Task brief
Your task is to transcribe, without alteration, the lines from the top of the material below through the line bearing "SHIFT_B = 176", inclusive.

Source data
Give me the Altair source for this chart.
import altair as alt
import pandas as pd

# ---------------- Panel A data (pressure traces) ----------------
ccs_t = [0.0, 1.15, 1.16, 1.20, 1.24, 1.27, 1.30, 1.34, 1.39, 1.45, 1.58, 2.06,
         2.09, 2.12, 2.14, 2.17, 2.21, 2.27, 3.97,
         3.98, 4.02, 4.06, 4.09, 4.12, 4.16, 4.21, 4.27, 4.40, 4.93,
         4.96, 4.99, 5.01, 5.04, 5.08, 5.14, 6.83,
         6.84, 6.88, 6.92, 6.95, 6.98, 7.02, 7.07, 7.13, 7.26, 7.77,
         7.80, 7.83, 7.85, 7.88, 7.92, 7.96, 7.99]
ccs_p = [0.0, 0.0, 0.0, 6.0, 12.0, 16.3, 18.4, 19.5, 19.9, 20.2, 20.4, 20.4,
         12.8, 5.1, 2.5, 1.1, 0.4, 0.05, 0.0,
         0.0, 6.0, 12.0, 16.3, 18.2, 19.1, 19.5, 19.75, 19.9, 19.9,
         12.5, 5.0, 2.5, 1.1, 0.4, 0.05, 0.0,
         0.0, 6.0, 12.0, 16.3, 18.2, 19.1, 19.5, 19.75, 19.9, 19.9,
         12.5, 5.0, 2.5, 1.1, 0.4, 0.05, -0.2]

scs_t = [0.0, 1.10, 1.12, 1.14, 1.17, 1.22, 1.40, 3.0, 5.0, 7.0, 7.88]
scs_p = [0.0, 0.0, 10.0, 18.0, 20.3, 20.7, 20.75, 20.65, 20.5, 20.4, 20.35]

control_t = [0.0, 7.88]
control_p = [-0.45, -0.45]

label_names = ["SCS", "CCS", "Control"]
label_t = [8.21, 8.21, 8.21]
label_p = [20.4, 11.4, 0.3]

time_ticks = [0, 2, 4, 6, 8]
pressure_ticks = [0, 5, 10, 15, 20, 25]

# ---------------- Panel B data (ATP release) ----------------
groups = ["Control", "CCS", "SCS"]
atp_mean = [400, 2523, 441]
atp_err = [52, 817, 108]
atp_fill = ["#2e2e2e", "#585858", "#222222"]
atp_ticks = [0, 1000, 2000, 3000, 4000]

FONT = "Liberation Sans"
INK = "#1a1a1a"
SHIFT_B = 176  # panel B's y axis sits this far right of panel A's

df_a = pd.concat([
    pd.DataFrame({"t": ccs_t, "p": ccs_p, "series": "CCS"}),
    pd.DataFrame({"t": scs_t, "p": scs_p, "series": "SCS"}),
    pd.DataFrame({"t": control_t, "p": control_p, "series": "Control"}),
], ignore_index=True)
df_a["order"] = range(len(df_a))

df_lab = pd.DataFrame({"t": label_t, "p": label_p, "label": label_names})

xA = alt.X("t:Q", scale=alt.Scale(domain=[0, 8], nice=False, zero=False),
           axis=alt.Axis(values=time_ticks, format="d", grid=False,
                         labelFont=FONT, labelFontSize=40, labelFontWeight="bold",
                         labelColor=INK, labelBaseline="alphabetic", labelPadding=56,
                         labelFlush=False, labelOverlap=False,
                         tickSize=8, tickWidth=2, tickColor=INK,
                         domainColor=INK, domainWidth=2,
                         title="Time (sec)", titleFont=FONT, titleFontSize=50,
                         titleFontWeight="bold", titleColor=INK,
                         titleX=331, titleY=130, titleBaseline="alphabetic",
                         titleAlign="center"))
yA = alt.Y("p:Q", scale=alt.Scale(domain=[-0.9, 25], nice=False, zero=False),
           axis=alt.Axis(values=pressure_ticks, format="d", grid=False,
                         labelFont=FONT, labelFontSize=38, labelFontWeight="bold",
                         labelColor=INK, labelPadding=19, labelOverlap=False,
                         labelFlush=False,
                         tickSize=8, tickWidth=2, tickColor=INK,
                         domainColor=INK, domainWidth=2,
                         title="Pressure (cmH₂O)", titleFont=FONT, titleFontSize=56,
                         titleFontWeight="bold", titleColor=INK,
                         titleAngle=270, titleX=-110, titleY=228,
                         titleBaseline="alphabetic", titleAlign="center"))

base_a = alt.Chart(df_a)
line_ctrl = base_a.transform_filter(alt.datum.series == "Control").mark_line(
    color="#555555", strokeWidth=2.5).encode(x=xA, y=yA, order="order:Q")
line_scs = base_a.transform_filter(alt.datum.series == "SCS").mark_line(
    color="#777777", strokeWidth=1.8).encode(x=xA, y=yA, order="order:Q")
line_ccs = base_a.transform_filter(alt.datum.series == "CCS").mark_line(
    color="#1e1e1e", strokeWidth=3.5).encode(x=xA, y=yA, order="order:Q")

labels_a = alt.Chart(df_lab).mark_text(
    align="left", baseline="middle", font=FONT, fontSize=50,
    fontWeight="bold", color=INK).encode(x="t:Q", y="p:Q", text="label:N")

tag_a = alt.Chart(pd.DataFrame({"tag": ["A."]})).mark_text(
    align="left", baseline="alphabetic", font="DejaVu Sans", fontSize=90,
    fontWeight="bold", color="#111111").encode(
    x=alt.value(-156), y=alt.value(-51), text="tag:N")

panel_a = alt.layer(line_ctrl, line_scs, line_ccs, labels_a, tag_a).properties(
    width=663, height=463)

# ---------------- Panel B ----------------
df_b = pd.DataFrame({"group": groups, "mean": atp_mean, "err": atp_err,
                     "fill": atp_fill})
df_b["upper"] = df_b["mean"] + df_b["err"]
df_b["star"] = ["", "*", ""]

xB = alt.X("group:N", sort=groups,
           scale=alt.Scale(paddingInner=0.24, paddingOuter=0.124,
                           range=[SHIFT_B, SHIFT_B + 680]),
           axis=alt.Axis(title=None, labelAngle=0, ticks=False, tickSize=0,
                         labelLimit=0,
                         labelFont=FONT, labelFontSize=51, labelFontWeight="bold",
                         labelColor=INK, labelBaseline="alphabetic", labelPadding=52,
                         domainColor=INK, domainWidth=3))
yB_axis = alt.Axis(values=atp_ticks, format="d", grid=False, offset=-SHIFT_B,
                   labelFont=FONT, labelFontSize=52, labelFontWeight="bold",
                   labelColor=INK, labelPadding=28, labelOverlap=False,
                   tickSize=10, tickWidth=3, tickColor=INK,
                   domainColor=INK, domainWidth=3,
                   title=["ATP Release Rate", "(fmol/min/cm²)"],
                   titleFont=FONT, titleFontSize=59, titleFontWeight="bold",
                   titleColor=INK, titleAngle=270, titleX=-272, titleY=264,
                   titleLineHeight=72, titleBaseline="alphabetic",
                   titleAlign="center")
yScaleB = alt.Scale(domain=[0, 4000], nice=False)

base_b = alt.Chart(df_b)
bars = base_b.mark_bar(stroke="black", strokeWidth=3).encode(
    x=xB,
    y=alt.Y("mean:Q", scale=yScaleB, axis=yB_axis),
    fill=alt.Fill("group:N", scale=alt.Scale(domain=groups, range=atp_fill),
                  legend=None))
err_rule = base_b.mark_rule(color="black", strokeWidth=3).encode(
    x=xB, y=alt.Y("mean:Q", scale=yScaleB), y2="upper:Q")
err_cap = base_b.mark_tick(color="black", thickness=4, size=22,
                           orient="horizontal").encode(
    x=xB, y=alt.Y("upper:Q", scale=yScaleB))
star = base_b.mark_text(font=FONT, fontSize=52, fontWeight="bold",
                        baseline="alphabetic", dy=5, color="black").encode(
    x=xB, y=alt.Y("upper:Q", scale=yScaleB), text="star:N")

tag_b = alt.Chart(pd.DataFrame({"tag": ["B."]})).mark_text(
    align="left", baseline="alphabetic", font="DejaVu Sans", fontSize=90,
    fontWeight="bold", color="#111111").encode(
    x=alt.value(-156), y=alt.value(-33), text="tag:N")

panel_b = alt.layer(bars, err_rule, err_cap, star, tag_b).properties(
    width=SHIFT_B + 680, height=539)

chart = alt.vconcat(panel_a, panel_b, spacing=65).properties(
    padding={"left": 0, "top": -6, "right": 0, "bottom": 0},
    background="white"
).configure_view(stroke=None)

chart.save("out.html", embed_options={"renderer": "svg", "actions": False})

Exercise solution
Give me the Altair source for this chart.
import altair as alt
import pandas as pd

# ---------------- Panel A data (pressure traces) ----------------
ccs_t = [0.0, 1.15, 1.16, 1.20, 1.24, 1.27, 1.30, 1.34, 1.39, 1.45, 1.58, 2.06,
         2.09, 2.12, 2.14, 2.17, 2.21, 2.27, 3.97,
         3.98, 4.02, 4.06, 4.09, 4.12, 4.16, 4.21, 4.27, 4.40, 4.93,
         4.96, 4.99, 5.01, 5.04, 5.08, 5.14, 6.83,
         6.84, 6.88, 6.92, 6.95, 6.98, 7.02, 7.07, 7.13, 7.26, 7.77,
         7.80, 7.83, 7.85, 7.88, 7.92, 7.96, 7.99]
ccs_p = [0.0, 0.0, 0.0, 6.0, 12.0, 16.3, 18.4, 19.5, 19.9, 20.2, 20.4, 20.4,
         12.8, 5.1, 2.5, 1.1, 0.4, 0.05, 0.0,
         0.0, 6.0, 12.0, 16.3, 18.2, 19.1, 19.5, 19.75, 19.9, 19.9,
         12.5, 5.0, 2.5, 1.1, 0.4, 0.05, 0.0,
         0.0, 6.0, 12.0, 16.3, 18.2, 19.1, 19.5, 19.75, 19.9, 19.9,
         12.5, 5.0, 2.5, 1.1, 0.4, 0.05, -0.2]

scs_t = [0.0, 1.10, 1.12, 1.14, 1.17, 1.22, 1.40, 3.0, 5.0, 7.0, 7.88]
scs_p = [0.0, 0.0, 10.0, 18.0, 20.3, 20.7, 20.75, 20.65, 20.5, 20.4, 20.35]

control_t = [0.0, 7.88]
control_p = [-0.45, -0.45]

label_names = ["SCS", "CCS", "Control"]
label_t = [8.21, 8.21, 8.21]
label_p = [20.4, 11.4, 0.3]

time_ticks = [0, 2, 4, 6, 8]
pressure_ticks = [0, 5, 10, 15, 20, 25]

# ---------------- Panel B data (ATP release) ----------------
groups = ["Control", "CCS", "SCS"]
atp_mean = [400, 2523, 441]
atp_err = [52, 817, 108]
atp_fill = ["#2e2e2e", "#585858", "#222222"]
atp_ticks = [0, 1000, 2000, 3000, 4000]

FONT = "Liberation Sans"
INK = "#1a1a1a"
SHIFT_B = 176  # panel B's y axis sits this far right of panel A's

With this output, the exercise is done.